The Japanese Garden at Huntington Library and Gardens

Closed for over a year for a $6.8 million overhaul, the Japanese Garden at the Huntington Library and Gardens in San Marino, California, has recently marked its centenary. It had reopened in April looking as stunning as ever, with its koi ponds, ornamental trees, its moon bridge, traditional Japanese house, and scattered strategically-placed temple-like structures.

Now with the addition of the equally spectacular Chinese Garden, the Huntington remains one of the primo tourist attractions in Southern California. Sometimes, I wonder why people visiting here make the needless trek to Hollywood with its crumbling Walk of Fame and decaying footprints at Grauman’s Chinese Theater. My vote for the best tourist attractions in the Southland are, along with the Huntington, Descanso Gardens in La Cañada-Flintridge and the Los Angeles Arboretum in Arcadia.

Sometimes I think that people from out of town who dislike Southern California do so mainly because they have been badly informed.


By the Lily Ponds

Watchful Heron

Watchful Heron

While we were spending some four hours at the Huntington Gardens on Saturday, we spent an inordinate amount of time at the two large lily ponds. Not only did we see a heron (above), but also Canada geese with two ungainly, very adolescent-looking goslings, and a mother duck with seven little ducklings.

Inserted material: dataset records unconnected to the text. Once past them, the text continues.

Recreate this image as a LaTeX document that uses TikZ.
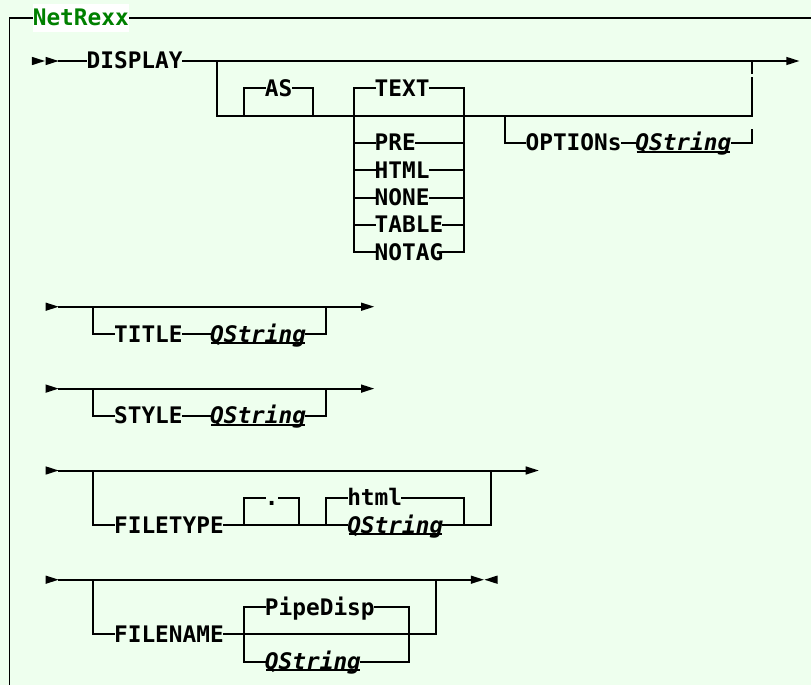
\documentclass[tikz,border=0pt]{standalone}
\usepackage{fontspec}
\newfontfamily\rrmono{DejaVu Sans Mono}
\definecolor{bg}{RGB}{238,255,238}
\definecolor{nrgreen}{RGB}{0,128,0}
\tikzset{
  rr/.style={line width=2pt, line cap=rect},
  kw/.style={font=\rrmono\bfseries\fontsize{22.78pt}{27.3pt}\selectfont, inner sep=0pt, text height=16pt, text depth=0pt, anchor=west},
  var/.style={kw, font=\rrmono\bfseries\itshape\fontsize{22.78pt}{27.3pt}\selectfont},
  ul/.style={line width=2pt},
  rtri/.pic={\fill (0.3pt,4.2pt) -- (13.3pt,0pt) -- (0.3pt,-4.2pt) -- cycle;},
  ltri/.pic={\fill (13.3pt,4.2pt) -- (0.3pt,0pt) -- (13.3pt,-4.2pt) -- cycle;},
}
\begin{document}
\begin{tikzpicture}
\fill[bg] (0,0) rectangle (811pt,-685pt);
\useasboundingbox (0,0) rectangle (811pt,-685pt);
% frame
\coordinate (fbl) at (9.3pt,-685pt);
\coordinate (ftl) at (9.3pt,-18.3pt);
\coordinate (ftr) at (811pt,-18.3pt);
\draw[line width=1.6pt] (fbl) -- (ftl) -- (ftr);
\node[kw, fill=white, text=nrgreen, inner ysep=5.85pt] (label) at (32.6pt,-18pt) {NetRexx};

\begin{scope}[x=13.717pt, y=-27.3pt, shift={(4.14pt,-61pt)}]
% ---------- main statement ----------
\pic at (2,0) {rtri};
\pic at (3,0) {rtri};
\coordinate (s0) at (4,0);
\node[kw] (display) at (6,0) {DISPLAY};
\coordinate (b0l) at (15.5,0);
\coordinate (b0r) at (54.5,0);
\coordinate (e0) at (57,0);
\draw[rr] (s0) -- (display.west);
\draw[rr] (display.east) -- (e0);
\pic at (e0) {rtri};
\coordinate (b2l) at (15.5,2);
\coordinate (b2r) at (54.5,2);
\draw[rr] (b0l) -- (b2l) -- (b2r) -- (54.5,0.63);
\draw[rr] (54.5,0.45) -- (b0r);
% AS
\node[kw] (as) at (19,1) {AS};
\draw[rr] (17.5,2) -- (17.5,1) -- (as.west);
\draw[rr] (as.east) -- (22.5,1) -- (22.5,2);
% TEXT choices
\foreach \t/\k/\n in {TEXT/1/text, PRE/3/pre, HTML/4/htmlc, NONE/5/none, TABLE/6/table, NOTAG/7/notag} {
  \node[kw] (\n) at (27,\k) {\t};
  \draw[rr] (25.5,\k) -- (\n.west);
  \draw[rr] (\n.east) -- (33.5,\k);
}
\draw[rr] (25.5,1) -- (25.5,7);
\draw[rr] (33.5,1) -- (33.5,7);
% OPTIONs
\node[kw] (options) at (38,3) {OPTIONs};
\node[var] (qs1) at (46,3) {QString};
\draw[rr] (36.5,2) -- (36.5,3) -- (options.west);
\draw[rr] (options.east) -- (qs1.west);
\draw[rr] (qs1.east) -- (54.5,3) -- (54.5,2.52);

% ---------- TITLE ----------
\pic at (3,9) {rtri};
\draw[rr] (4,9) -- (26,9);
\pic at (26,9) {rtri};
\node[kw] (titlekw) at (8,10) {TITLE};
\node[var] (qs2) at (15,10) {QString};
\draw[rr] (6.5,9) -- (6.5,10) -- (titlekw.west);
\draw[rr] (titlekw.east) -- (qs2.west);
\draw[rr] (qs2.east) -- (23.5,10) -- (23.5,9);

% ---------- STYLE ----------
\pic at (3,12) {rtri};
\draw[rr] (4,12) -- (26,12);
\pic at (26,12) {rtri};
\node[kw] (stylekw) at (8,13) {STYLE};
\node[var] (qs3) at (15,13) {QString};
\draw[rr] (6.5,12) -- (6.5,13) -- (stylekw.west);
\draw[rr] (stylekw.east) -- (qs3.west);
\draw[rr] (qs3.east) -- (23.5,13) -- (23.5,12);

% ---------- FILETYPE ----------
\pic at (3,15) {rtri};
\draw[rr] (4,15) -- (38,15);
\pic at (38,15) {rtri};
\node[kw] (filetype) at (8,17) {FILETYPE};
\node[kw] (dot) at (19,16) {.};
\node[kw] (htmlkw) at (25,16) {html};
\node[var] (qs4) at (25,17) {QString};
\draw[rr] (6.5,15) -- (6.5,17) -- (filetype.west);
\draw[rr] (filetype.east) -- (qs4.west);
\draw[rr] (qs4.east) -- (35.5,17) -- (35.5,15);
\draw[rr] (17.5,17) -- (17.5,16) -- (dot.west);
\draw[rr] (dot.east) -- (21.5,16) -- (21.5,17);
\draw[rr] (23.5,17) -- (23.5,16) -- (htmlkw.west);
\draw[rr] (htmlkw.east) -- (33.5,16) -- (33.5,17);

% ---------- FILENAME ----------
\pic at (3,19) {rtri};
\draw[rr] (4,19) -- (34,19);
\pic at (34,19) {rtri};
\pic at (35,19) {ltri};
\node[kw] (filename) at (8,21) {FILENAME};
\node[kw] (pipedisp) at (19,20) {PipeDisp};
\node[var] (qs5) at (19,22) {QString};
\draw[rr] (6.5,19) -- (6.5,21) -- (filename.west);
\draw[rr] (filename.east) -- (31.5,21) -- (31.5,19);
\draw[rr] (pipedisp.west) -- (17.5,20) -- (17.5,22) -- (qs5.west);
\draw[rr] (pipedisp.east) -- (29.5,20) -- (29.5,22) -- (qs5.east);

% underlines of QString
\foreach \q in {qs1,qs2,qs3,qs4,qs5} {
  \draw[ul] ([xshift=1.5pt,yshift=-8.6pt]\q.west) -- ([xshift=-1.5pt,yshift=-8.6pt]\q.east);
}
\end{scope}
\end{tikzpicture}
\end{document}
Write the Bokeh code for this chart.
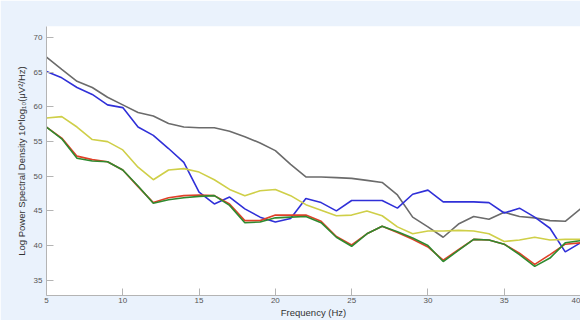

Then, too, there was a supersized turtle and a whole lot of koi.

Below are the goslings, both of which have their heads tucked away in “You can’t see us” mode:

Two Goslings

Two Goslings

For the better part of an hour, the goslings sat at our feet while we occupied front-row seats at a strategically located bench. Sure, Martine tired herself out; but we both had a good time.

If you’re interested in seeing all the pictures I uploaded to Yahoo! Flickr, click here and scroll about 80% of the way down to photo DSCN3853, where Saturday’s pictures begin. As yet, there are no captions.

The Luminescent World of Cacti

The Cactus Garden at the Huntington Library and Gardens

The Cactus Garden at the Huntington Library and Gardens

Although she is still struggling to get a good night’s sleep, Martine wanted us to go yesterday to the Huntington Library and Gardens in San Marino. So off we went. We usually take the same route through the gardens, ending up in the large and rather spectacular cactus garden on the eastern edge of the park. It is Martine’s favorite, and for me shares top billing with the lily ponds (about which more in a future posting).

There is something otherworldly about cacti. They catch the light in a certain way and play with it. The result, as with the cholla cacti above, is eerily luminescent. One feels a desire to hug the thorny plants as if they were overstuffed teddy bears. Ah, but the thorns of the cholla are barbed like tiny fishhooks and are difficult to remove. Beautiful, but deadly.

Part of the fascination that Martine and I feel wth the cactus garden is that in the slanting light of late afternoon—and it is always the last stop of our round tour of the gardens—the cacti have an almost supernatural look to them. One result is that my photos of the cacti are usually the best pictures of the lot.